With the cool temperatures experienced recently, soil temperatures have dropped well below average. Soil temperatures reached into the low 50s earlier this week, hindering growth of crops.
Soil scientist Neal Eash from the Southwest Experiment Station near Lamberton explains,
These cool temperatures in the soil will not permanently damage the plant, but will put a damper on growth for now.
Mike McCarvel, agronomist at the University of Minnesota Extension Service in Lyon County believes the cool temperatures are impeding the recovery of damaged crops.
New owners roll up their sleeves at Dairy Queen
The Tracy Dairy Queen not only has expanded business hours, it also has new owners.
Ken and Brenda Hagert from Wanda assumed ownership of the Dairy Queen restaurant on June 2 from Craig Nisson of Pipestone. The Hagerts are excited and optimistic about their new purchase.
We're very excited about it and looking forward to making some changes we know will be for the better, says Brenda Hagert, a former whole-sale food distributor.
A prominent change already noticed among many customers is the extended business hours.
We're staying open until 10 p.m. every night. That way there will be a place to get ice cream or a snack after sporting events out at the school.
New owners hope to fill Cedar Lane trailer park
The new owners of the Cedar Lane Mobile Home Park are optimistic the park can attract new families to Tracy.
We feel the park has potential, said Bob O'Reilly. Other area mobile home parks, he said, are filled to capacity.
O'Reilly and Brad Maitland, both of Milaca, finalized the purchase of mobile home park from Claire and Lota Hannasch Thursday. Their goal, they said, is to run a top-quality park.
We want the park to be an asset to the community and fill a need for affordable housing, O'Reilly said.
Museum welcomes visitors for 16th summer
The Wheels Across the Prairie Museum has opened its doors for its 16th summer. Museum volunteers have been busy with repairs and a lengthy clean-up process in anticipation of the visitor season.
Museum curator Mary Lou Ludeman says the museum and staff are ready to present visitors with a unique and enjoyable experience. The museum is open and everybody here is excited for another summer.
When the museum was opened this spring, volunteers were startled to find a fine coat of ash layering many artifacts both in and outside of the museum.
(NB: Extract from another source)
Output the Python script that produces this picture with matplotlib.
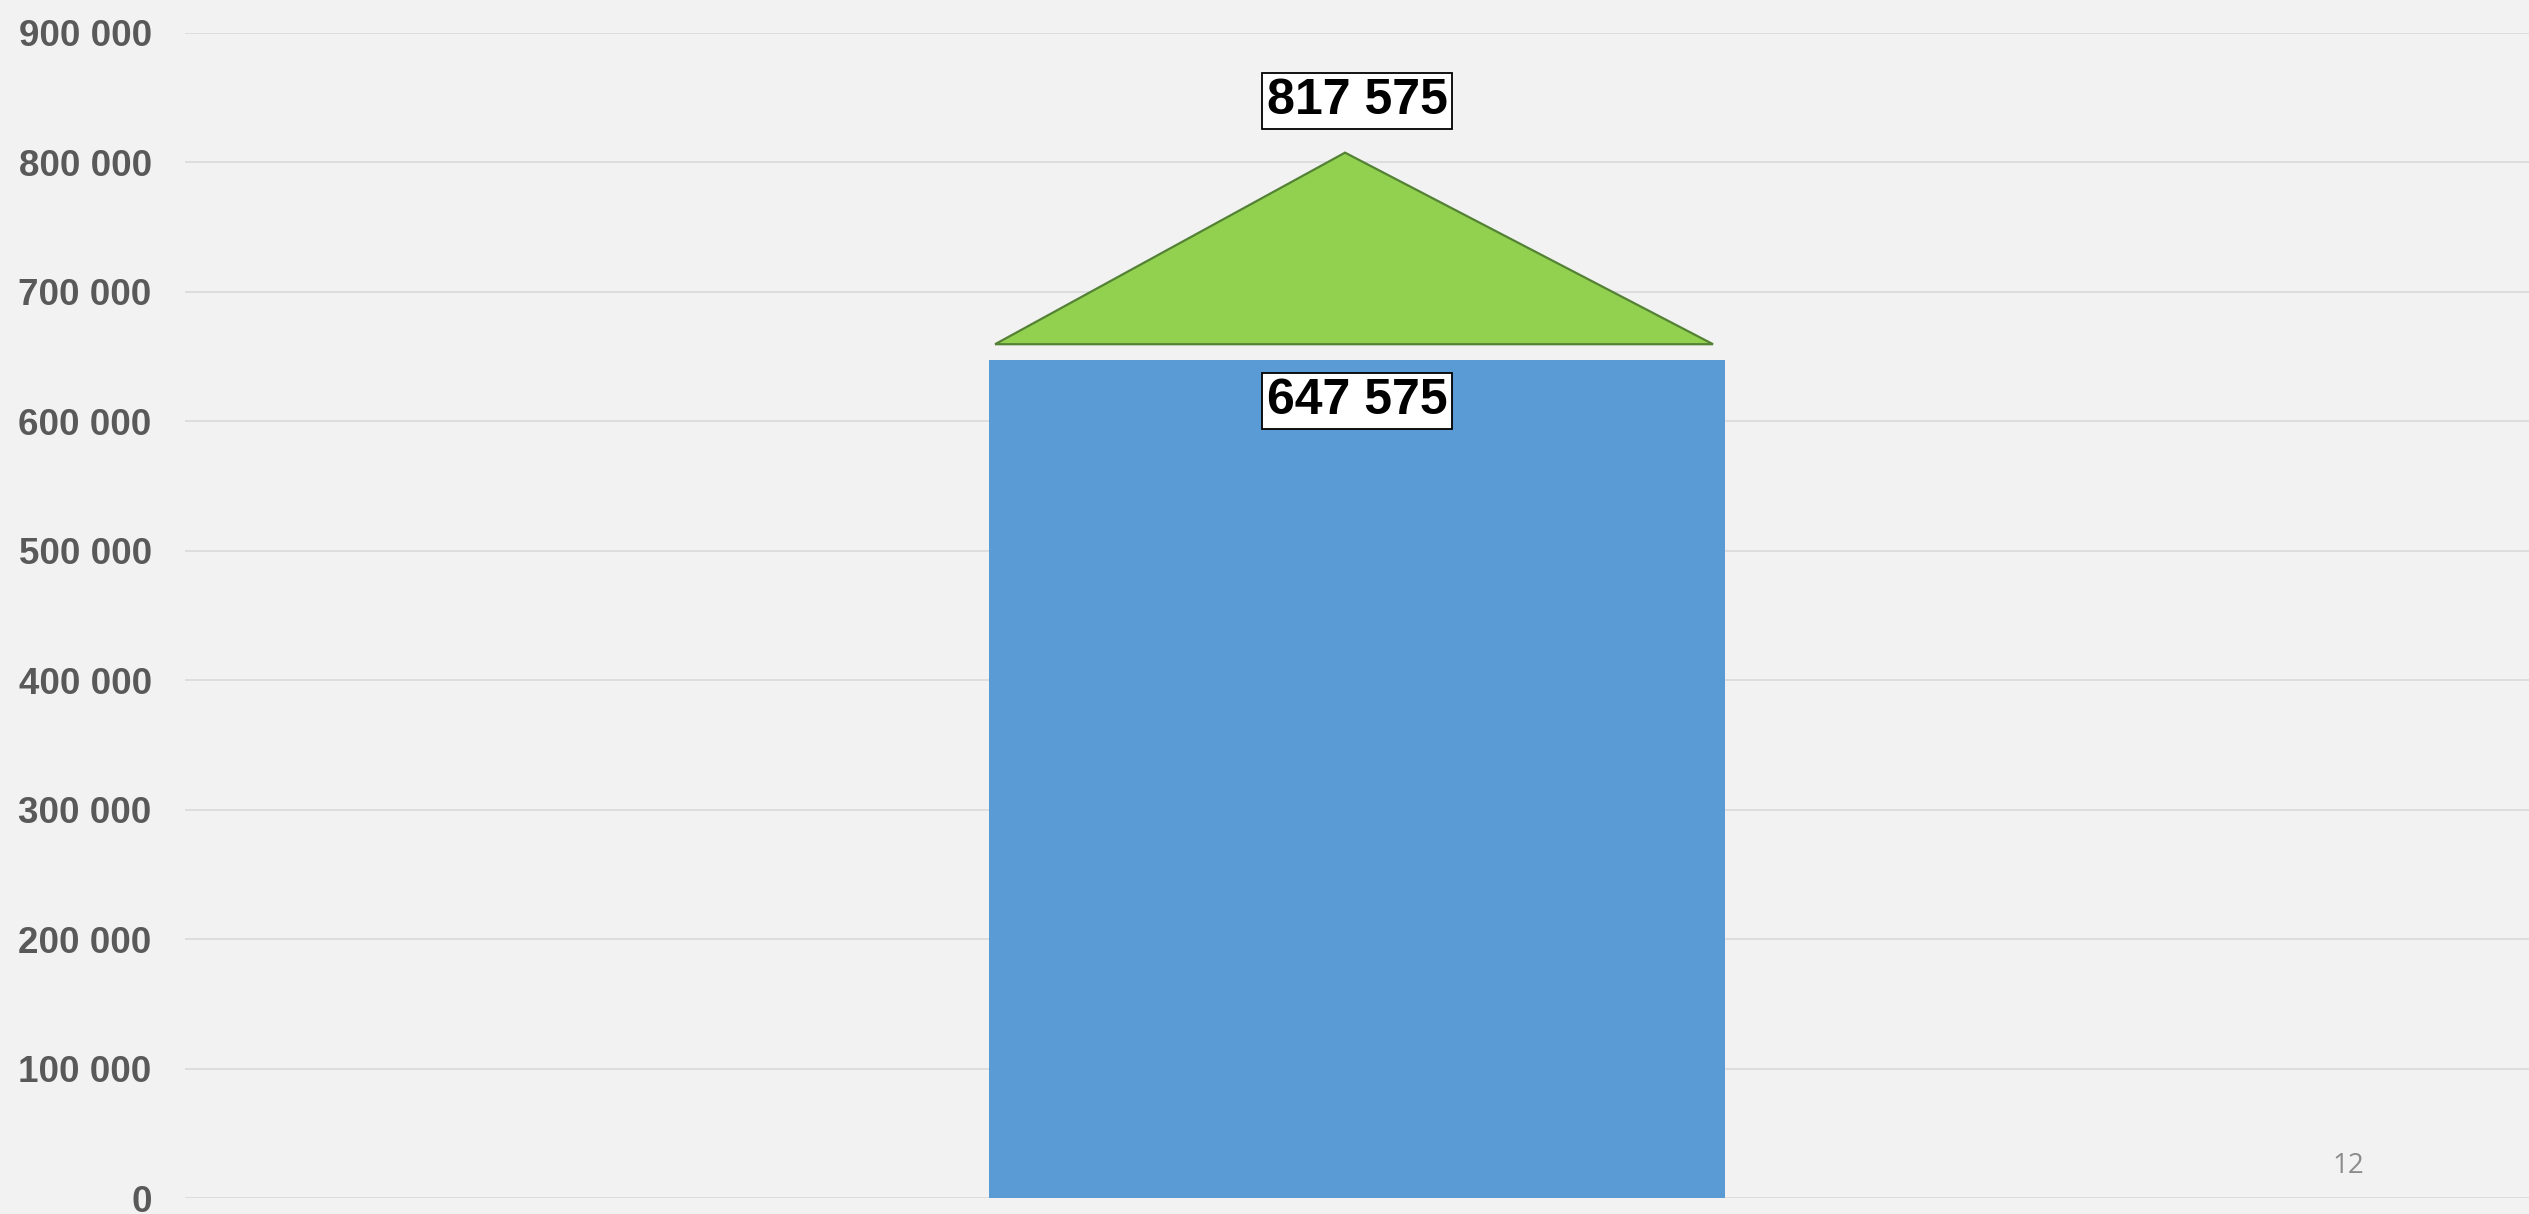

The ash came from a fire that burned nearby the museum last year.
Many items that were superficially cleaned for the museum's opening need to now be cleaned more thoroughly. Ludeman credits assistant curator Dorthey Pamp for much of the cleaning. Dorthey has taken charge of the cleaning effort. She is doing an excellent job.
Another job at the museum is the restoration of the museum's 19th century log cabin, which was moved to the museum from Lowville Township in Murray County. The roof of the cabin was re-shingled this spring, but the restoration is far from done.
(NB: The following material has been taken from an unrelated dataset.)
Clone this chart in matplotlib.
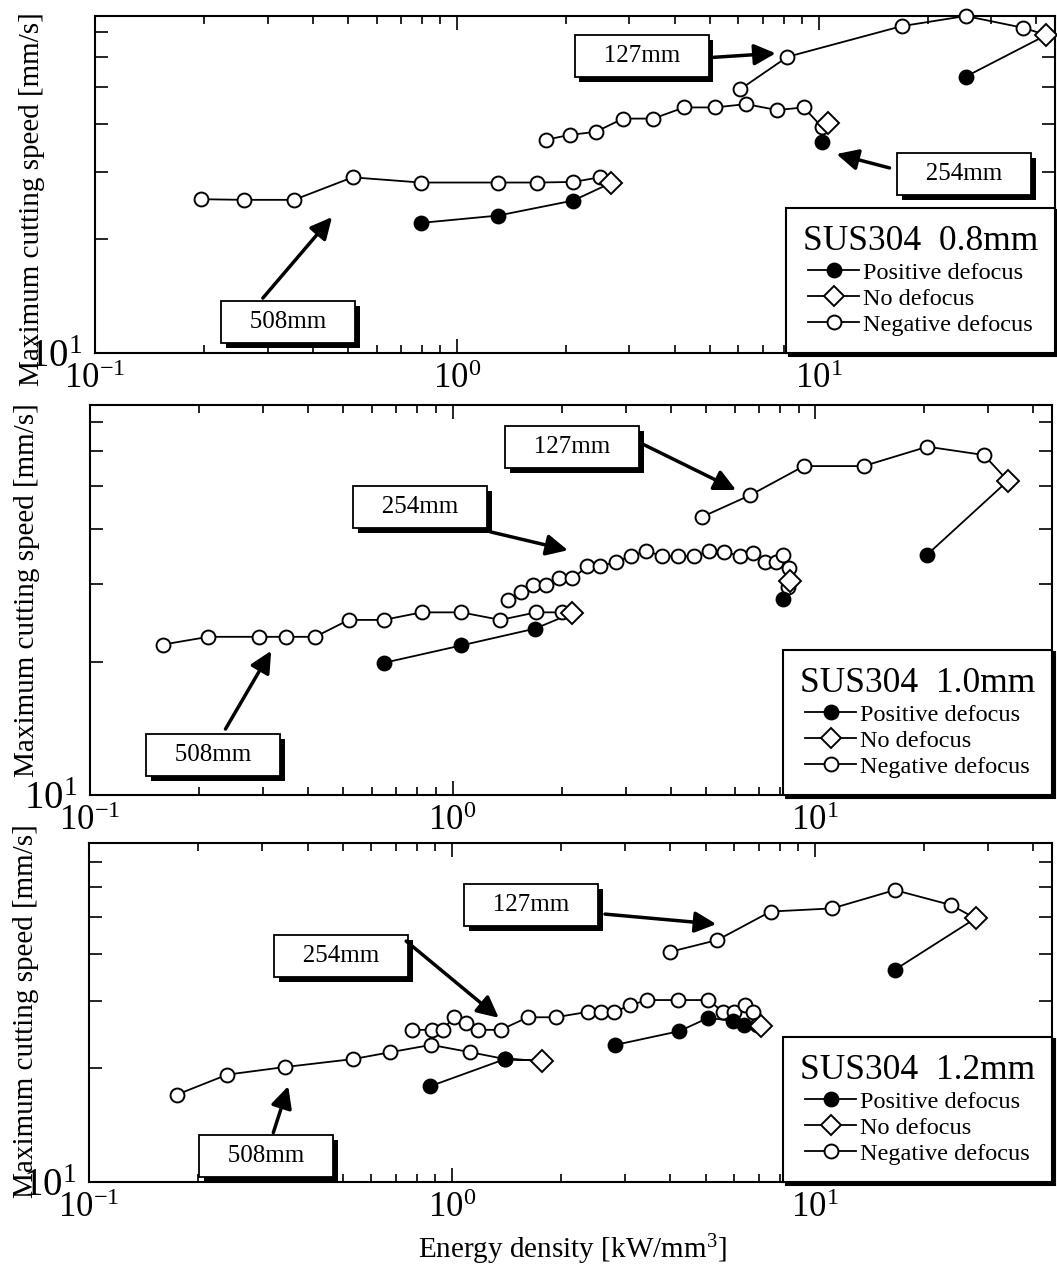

St. Mary's assigned to three-parish cluster
New pastor is coming June 28
Changes loom for St. Mary's Catholic Church in Tracy. The church will be clustering with the parish of St. Joseph in Lamberton, as well as receiving a new priest.
Bishop Raymond A. Lucker, of the Diocese of New Ulm, announced last Thursday reassignments in both church clusters and priets throughout the diocese. The appointments unite the cluster of St. Mary's in Tracy and St. Paul's in Walnut Grove with the church of St. Joseph in Lamberton.
The appointments also call for a change of priets at St. Mary's. After serving for little more than a year in Tracy, Rev. Brian W. Oestreich will be succeeded by Rev. Brian L. Mandel.
Internet connection brings taste of Hawaii to Tracy
Tracy fifth graders gained extra insight about the Aloha State, thanks to the generosity of a Hawaiian businessman.
The Hawaiian connection developed after Russ Roots struck up a chance e-mail correspondence with Craig Walsh, president of The Poi Company of Honolulu, Oahu. Roots were trolling the Internet, hoping to find some inexpensive samples to use in teaching a unit on Hawaii.
Specifically, he wanted to round up some poi, a starchy root vegetable that is a traditional Hawaiian food.
Roots discovered the web site for The Poi Company and began exchanging e-mails with Walsh. Walsh responded by shipping the class not only a heaping sampling of poi, but three taro plants, and six Maui onions. Everythingshipping, plants and poiwas free of charge to the school.
He's really been nice. I didn't expect all of this, said Roots. The veteran teacher said he hadn't realized initially that he was dealing with the company president.